Building his game on the model of players like Giroux and Richards helped Ridly become an extremely well-rounded centerman, able to contribute at both ends of the ice. In a short time, he became a junior star with Brandon of the Western Hockey League, accumulating 191 points (76 goals, 115 assists) over 183 appearances. He was ultimately selected 28th overall in the first round of the 2020 NHL Entry Draft by the Ottawa Senators.
After an impressive start to his rookie campaign with the Belleville Senators, Ridly is now well on his way to achieving his full potential. Of course, Mark isn’t forgetting all those who helped his son and emphasized while he’s extremely proud that his son has developed into a professional player. More than that, he has become a role model in his community.
“He is very fortunate in the support that he’s had, right from our neighborhood to the teams that he played on, in the people that he was involved with, in minor hockey, that he’s still connected to this day. I think a lot of times, communities play a big part in a young player’s journey, and they provide a lot of support and resources and are fortunate to be raised around Lethbridge and in a hockey community that has some passion.
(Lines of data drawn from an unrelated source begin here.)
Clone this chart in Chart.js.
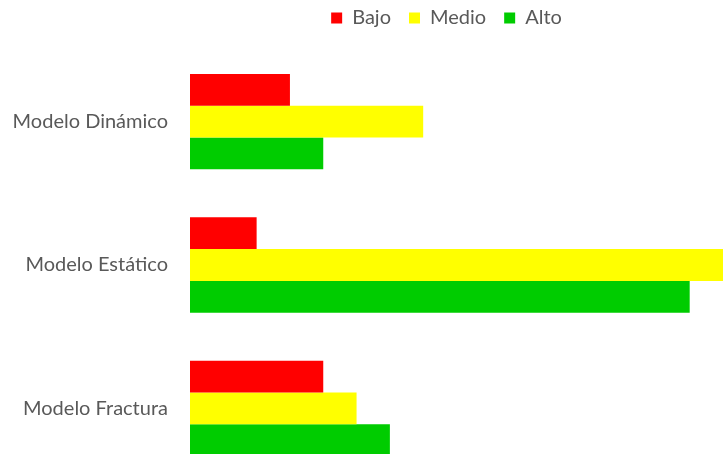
<!DOCTYPE html>
<html>
  <head>
    <meta charset="utf-8">
    <script src="https://cdn.jsdelivr.net/npm/chart.js"></script>
  </head>
  <style>
    body {
      margin: 0;
      background: white;
    }
    #wrap {
      width: 723px;
      height: 454px;
      overflow: hidden;
    }
  </style>
  <body>
    <div id="wrap">
      <canvas id="modelChart" width="723" height="480"></canvas>
    </div>
    <script>
      const MODELOS = ['Modelo Dinámico', 'Modelo Estático', 'Modelo Fractura'];
      const BAJO = [3, 2, 4];
      const MEDIO = [7, 16, 5];
      const ALTO = [4, 15, 6];

      const COLORS = {
        red: '#ff0000',
        yellow: '#ffff00',
        green: '#00cc00'
      };

      const FONT = 'Lato, "Open Sans", sans-serif';
      const LEGEND_HEIGHT = 50;
      const LEGEND_SHIFT = { x: 85, y: -10 };

      const makeSet = (label, values, color) => ({
        label: label,
        data: values,
        backgroundColor: color,
        borderWidth: 0,
        barPercentage: 1,
        categoryPercentage: 0.665
      });

      // fixed legend height, and legend drawn centred over the bars instead of the canvas
      const legendTweak = {
        id: 'legendTweak',
        afterInit: (chart) => {
          const legend = chart.legend;
          const fit = legend.fit.bind(legend);
          const draw = legend.draw.bind(legend);
          legend.fit = () => {
            fit();
            legend.height = LEGEND_HEIGHT;
          };
          legend.draw = () => {
            const ctx = chart.ctx;
            ctx.save();
            ctx.translate(LEGEND_SHIFT.x, LEGEND_SHIFT.y);
            draw();
            ctx.restore();
          };
        }
      };

      const config = {
        type: 'bar',
        data: {
          labels: MODELOS,
          datasets: [
            makeSet('Bajo', BAJO, COLORS.red),
            makeSet('Medio', MEDIO, COLORS.yellow),
            makeSet('Alto', ALTO, COLORS.green)
          ]
        },
        options: {
          indexAxis: 'y',
          responsive: false,
          animation: false,
          scales: {
            x: {
              display: false,
              min: 0,
              max: 16
            },
            y: {
              grid: { display: false, drawTicks: false },
              border: { display: false },
              ticks: {
                color: '#595959',
                padding: 22,
                font: { family: FONT, size: 20 }
              },
              afterFit: (scale) => {
                scale.width = 190;
                scale.paddingTop = 0;
                scale.paddingBottom = 0;
              }
            }
          },
          plugins: {
            legend: {
              position: 'top',
              labels: {
                color: '#595959',
                boxWidth: 11,
                boxHeight: 11,
                padding: 18,
                font: { family: FONT, size: 20 }
              }
            },
            tooltip: { enabled: false }
          }
        },
        plugins: [legendTweak]
      };

      new Chart(document.getElementById('modelChart'), config);
    </script>
  </body>
</html>
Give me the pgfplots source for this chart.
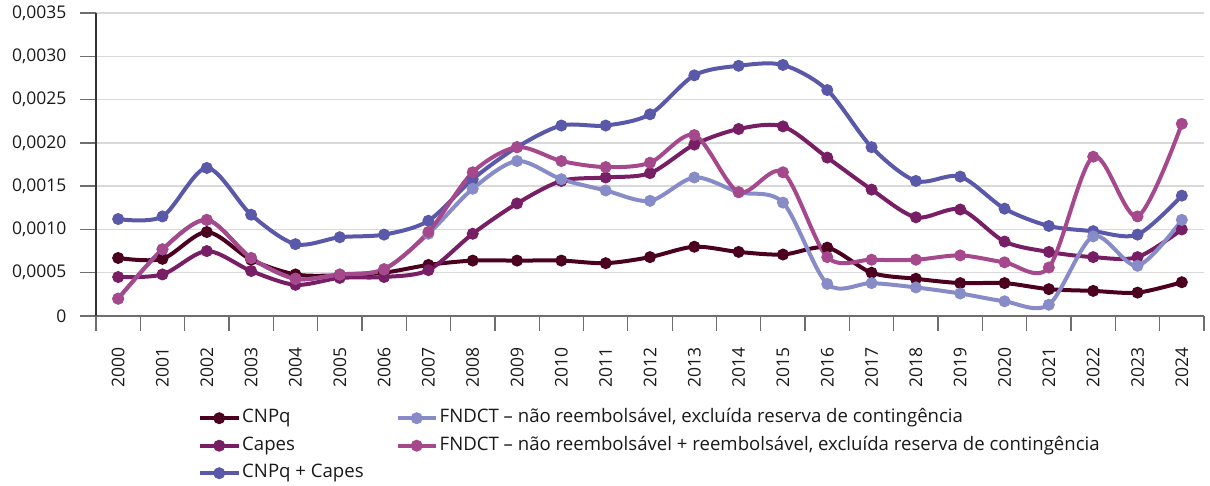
\documentclass[border=0pt]{standalone}
\usepackage{fontspec}
\setmainfont{Open Sans}
\usepackage{pgfplots}
\usepackage{pgfplotstable}
\pgfplotsset{compat=1.18}
\definecolor{cnpq}{RGB}{76,0,32}
\definecolor{capes}{RGB}{120,30,100}
\definecolor{sumc}{RGB}{90,88,168}
\definecolor{fnl}{RGB}{135,140,200}
\definecolor{fnp}{RGB}{165,72,140}
\definecolor{gridc}{RGB}{217,217,217}
\definecolor{axc}{RGB}{110,110,110}
\pgfplotstableread{
yr cnpq capes sum fnl fnp
0 0.00067 0.00045 0.00112 0.00020 0.00020
1 0.00066 0.00048 0.00115 0.00077 0.00077
2 0.00097 0.00075 0.00171 0.00111 0.00111
3 0.00065 0.00052 0.00117 0.00067 0.00067
4 0.00048 0.00036 0.00083 0.00043 0.00043
5 0.00047 0.00044 0.00091 0.00048 0.00048
6 0.00050 0.00045 0.00094 0.00054 0.00054
7 0.00059 0.00053 0.00110 0.00095 0.00097
8 0.00064 0.00095 0.00158 0.00147 0.00166
9 0.00064 0.00130 0.00195 0.00179 0.00195
10 0.00064 0.00156 0.00220 0.00158 0.00179
11 0.00061 0.00160 0.00220 0.00145 0.00172
12 0.00068 0.00165 0.00233 0.00133 0.00177
13 0.00080 0.00198 0.00278 0.00160 0.00209
14 0.00074 0.00216 0.00289 0.00143 0.00143
15 0.00071 0.00219 0.00290 0.00131 0.00166
16 0.00079 0.00183 0.00261 0.00037 0.00068
17 0.00050 0.00146 0.00195 0.00038 0.00065
18 0.00043 0.00114 0.00156 0.00033 0.00065
19 0.00038 0.00123 0.00161 0.00026 0.00070
20 0.00038 0.00086 0.00124 0.00017 0.00062
21 0.00031 0.00074 0.00104 0.00013 0.00056
22 0.00029 0.00068 0.00098 0.00092 0.00184
23 0.00027 0.00068 0.00094 0.00058 0.00115
24 0.00039 0.00100 0.00139 0.00111 0.00222
}\data
\begin{document}
\begin{tikzpicture}
\begin{axis}[
  at={(0,0)}, anchor=south west,
  width=1108pt, height=303pt, scale only axis,
  xmin=-0.5, xmax=24.5, ymin=0, ymax=0.0035,
  axis x line*=bottom, axis y line*=left,
  axis line style={axc, line width=1.5pt},
  x axis line style={-}, y axis line style={-, black!80},
  xtick={0,...,24},
  xticklabels={2000,2001,2002,2003,2004,2005,2006,2007,2008,2009,2010,2011,2012,2013,2014,2015,2016,2017,2018,2019,2020,2021,2022,2023,2024},
  minor xtick={-0.5,0.5,...,24.5},
  ytick={0,0.0005,0.001,0.0015,0.002,0.0025,0.003,0.0035},
  yticklabels={0,{0,0005},{0,0010},{0,0015},{0,0020},{0,0025},{0,0030},{0,0035}},
  scaled y ticks=false,
  ymajorgrids, grid style={gridc, line width=1.3pt},
  tick align=outside,
  major tick length=16pt, minor tick length=15pt,
  major x tick style={draw=none},
  minor x tick style={axc, line width=1.3pt},
  major y tick style={axc, line width=1.3pt},
  tick label style={font=\fontsize{17.5}{20}\selectfont, text=black!90},
  xticklabel style={rotate=90, anchor=east, inner xsep=15pt, inner ysep=2pt},
  yticklabel style={xshift=-10pt},
  every axis plot/.append style={smooth, line width=4pt, mark=*, mark size=5.5pt, mark options={line width=1pt}},
  legend style={at={(0.0921,-0.302)}, anchor=north west, draw=none, fill=none,
    font=\fontsize{18.6}{21}\selectfont, text=black!90, inner sep=0pt,
    nodes={inner sep=2pt, text height=13pt, text depth=4pt},
    row sep=6.5pt,
    /tikz/every even column/.append style={column sep=30pt}},
  legend columns=2,
  legend cell align=left,
  legend image code/.code={\draw[mark repeat=2, mark phase=2, #1] plot coordinates {(0pt,0pt) (19pt,0pt) (38pt,0pt)};},
]
\addplot[cnpq, forget plot] table[x=yr, y=cnpq] {\data};
\addplot[capes, forget plot] table[x=yr, y=capes] {\data};
\addplot[sumc, forget plot] table[x=yr, y=sum] {\data};
\addplot[fnl, forget plot] table[x=yr, y=fnl] {\data};
\addplot[fnp, forget plot] table[x=yr, y=fnp] {\data};
\addlegendimage{cnpq, line width=4pt, mark=*, mark size=5.5pt, mark options={line width=1pt}}
\addlegendentry{CNPq}
\addlegendimage{fnl, line width=4pt, mark=*, mark size=5.5pt, mark options={line width=1pt}}
\addlegendentry{FNDCT – não reembolsável, excluída reserva de contingência}
\addlegendimage{capes, line width=4pt, mark=*, mark size=5.5pt, mark options={line width=1pt}}
\addlegendentry{Capes}
\addlegendimage{fnp, line width=4pt, mark=*, mark size=5.5pt, mark options={line width=1pt}}
\addlegendentry{FNDCT – não reembolsável + reembolsável, excluída reserva de contingência}
\addlegendimage{sumc, line width=4pt, mark=*, mark size=5.5pt, mark options={line width=1pt}}
\addlegendentry{CNPq + Capes}
\end{axis}
\pgfresetboundingbox
\path[use as bounding box] (-96pt,-170pt) rectangle (1114pt,316pt);
\end{tikzpicture}
\end{document}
“I want him to be a very good hockey player, be diligent, have strengths to his games, but you want to raise good kids, you want the kids to carry themselves well, you want them to be respected. You want them to treat people the way you like to be treated. So, it’s probably a credit to his mother (Cindy), the time that she spent with them. When I was off scouting, I tried to implement the things that she was driving home day to day, but it’s rewarding to hear, and you try to push them forward.”